Cheney Tours Soviet Air Defense Center : Military: The Pentagon chief gets his first look at the long-secret network, calls it ‘impressive.’
MOSCOW — The Soviet military on Thursday pried open slightly the lid on its long-secret air defense network, inviting Defense Secretary Dick Cheney into the underground command bunker of Moscow’s air defense district.
Cheney’s unprecedented visit to the nuclear-hardened command center began a day of Soviet military show-and-tell that ended with Soviet commandos diving into a pool of water covered with burning oil to the accompaniment of amplified disco music.
Cheney has been in Moscow since Tuesday on an official visit to exchange information on U.S. and Soviet military reform efforts. He met Wednesday with Soviet President Mikhail S. Gorbachev, Foreign Minister Eduard A. Shevardnadze and other senior leaders.
On Thursday, Cheney was driven to the air defense command post, which is hidden off a busy street in a nondescript industrial zone on the southern edge of Moscow. There he was taken 65 feet below ground level and through nine steel doors to a darkened control room dominated by two 10-by-10-foot backlighted maps of Europe.
Lt. Gen.

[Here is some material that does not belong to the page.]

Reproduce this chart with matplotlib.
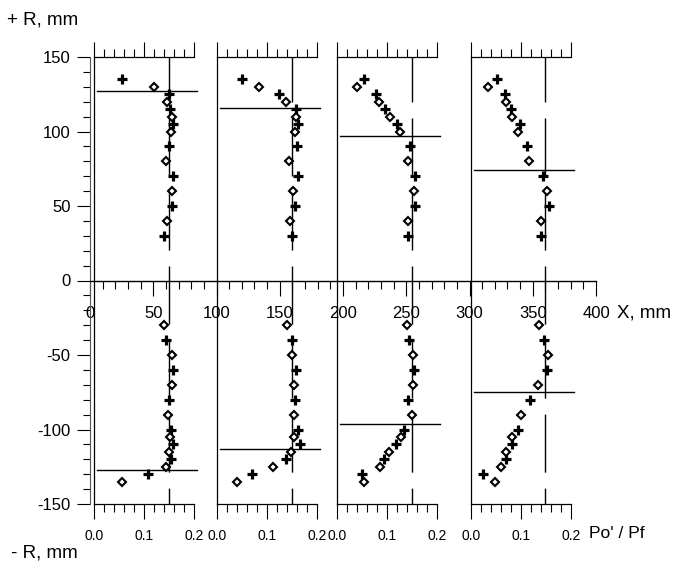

Pavel Kuznetsov, commander of the air defense district, said the center was capable of tracking numerous targets, including hostile aircraft and incoming ballistic missiles.
The center determines whether a “track” is friendly or hostile and relays the information to jet fighters, anti-aircraft artillery and missiles arrayed in a dense ring around Moscow. The Moscow district covers a radius of about 300 miles, Soviet officials said.
The command center itself is contained in two large, two-story underground buildings. They are hardened against nuclear blast and protected from radiation and chemical contamination, Kuznetsov said. The bunker has its own power and water supplies, including backup systems, as well as provisions for the entire crew for 10 days, he said.
The Soviets have an almost religious dedication to air defense. These forces comprise a separate military service, and no expense has been spared over the past four decades to try to ensure that the Soviet Union’s 30,000-mile border is not violated.
When Mathias Rust, a young West German pilot, penetrated the air defense system and flew a light plane into Red Square in 1987, the impact was immediate and severe. Defense Minister Sergei L. Sokolov, the air defense chief and a number of subordinates were immediately dismissed for the extraordinary lapse in security.
Soviet officials said the command center, one of nine across the country, has six computers to store, analyze and display information from radar stations and airborne tracking planes.
Cheney called the command post “impressive,” but military officers traveling with him were disappointed. “It’s not bad--for 30-year-old technology,” one senior officer said. He pointed out the rows of telephones on desks in the command post and said that each was a separate line because the Soviets do not have switchboards and multi-line phones.
However, the American officials likely saw only a tiny fraction of Soviet air defense capabilities. The Moscow district bunker was clearly vastly larger than the small portion shown the U.S. party. Also, Soviet officials refused an American request to tour the much larger national air defense command center, also in the Moscow area.
U.S. officials expressed some pique at the refusal. They noted that Soviet Defense Minister Dmitri T. Yazov had been allowed to see the sprawling underground North American Air Defense Command headquarters at Cheyenne Mountain in Colorado, when he visited the United States last year.
The afternoon was show time for the elite Soviet airborne forces, who put on a parachute and pyrotechnic display for the Americans.